When I was little, I was stuck in a bubble. I didn’t know what was going on in the world, because I was a child, obviously. I didn’t have a clue about anything happening outside of my little world. Why wouldn’t everything be OK? Why wouldn’t there be peace and happiness?
Even as I grew older and learned about past wars and conflicts and ugly things in my history classes, that bubble was still there. Because they were in my textbooks and being taught to me as part of the past, my brain couldn’t comprehend that there might still be some shred of these things in current society. Because I wasn’t facing anything like that in my life, clearly that meant it didn’t exist anymore.
Throughout your childhood, you’re taught that this is the land of the free and home of the brave. It’s ingrained into your mind from day one that this is the greatest country on the planet and nothing else can ever live up to it or change it. You’re taught to glorify white American history. And that’s all nice and fun to believe when you’re a kid living in that bubble.
But one day that bubble popped, and I realized just about everything I had ever learned was a lie. America, the land given to us by our forefathers, was created on the blood of Native Americans, who kept getting their lands stolen away and culture stomped upon until they were almost erased altogether. The racism I thought was conquered by Martin Luther King, Jr. is still an all-too-prevalent problem in today’s society. The sexist attitude towards women that leaves them marginalized, underpaid, unable to have the right of their own choices and autonomy over their own bodies, and with threats of violence against them has never been conquered. There is rampant homophobia and transphobia that leaves millions of people unable to feel comfortable or safe being themselves. Millions of people are likely being denied access to health care and possibly being left to die. Money-grabbing corporations are looking out only to better themselves and not the American people.
This country is spiraling to shambles. You’d have to be in the exact right and incredibly privileged situation to try to deny it. Even if the current problems do not affect you, they still exist, and they affect millions of people. The fact that people have to work multiple jobs to get by or that medical bills can completely cripple someone’s financial situation to the point where they decide to go without health care or that people have to go through the discrimination and violence and marginalization they do is disgusting and heartbreaking.
I’ll admit that I’m no expert here. I’ve turned a blind eye to news stories and some important information because it scares the hell out of me. These things are happening and I don’t want to look at it. I know I should, because it’s incredibly important. But all the same, sometimes I just want to give up. Because if a country can vote into power a man who advocates banning an entire group of people from entering the country based on their religion and separates them from their loved ones and homes from days on end, and a man who decides a transgender person is unfit for the military despite their will to serve, then sometimes I don’t know if this country is worth fighting to save.

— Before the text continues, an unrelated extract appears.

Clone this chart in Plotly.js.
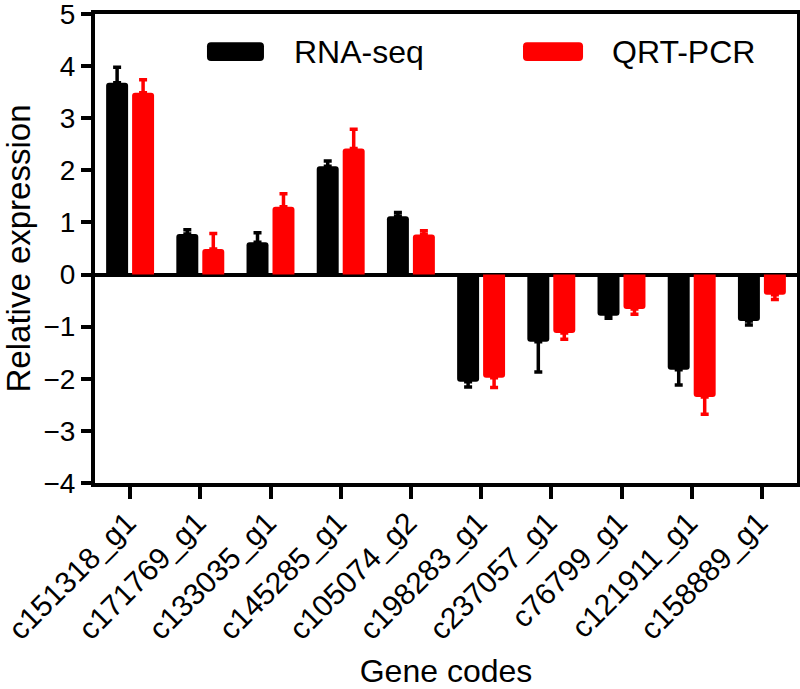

There is no justice here. Nothing is fair. People are cruel and hateful. But we can make our own justice. Admittedly, things look incredibly grim, and I can’t see the light at the end of the tunnel. But I know it’s there. God, I want to be there. But we have to fight to be able to keep going and get there. I know I haven’t done enough, and I know I need to be better. It’s the little things that we do in our everyday lives that help fight back against the land of the privileged and home of the heartless.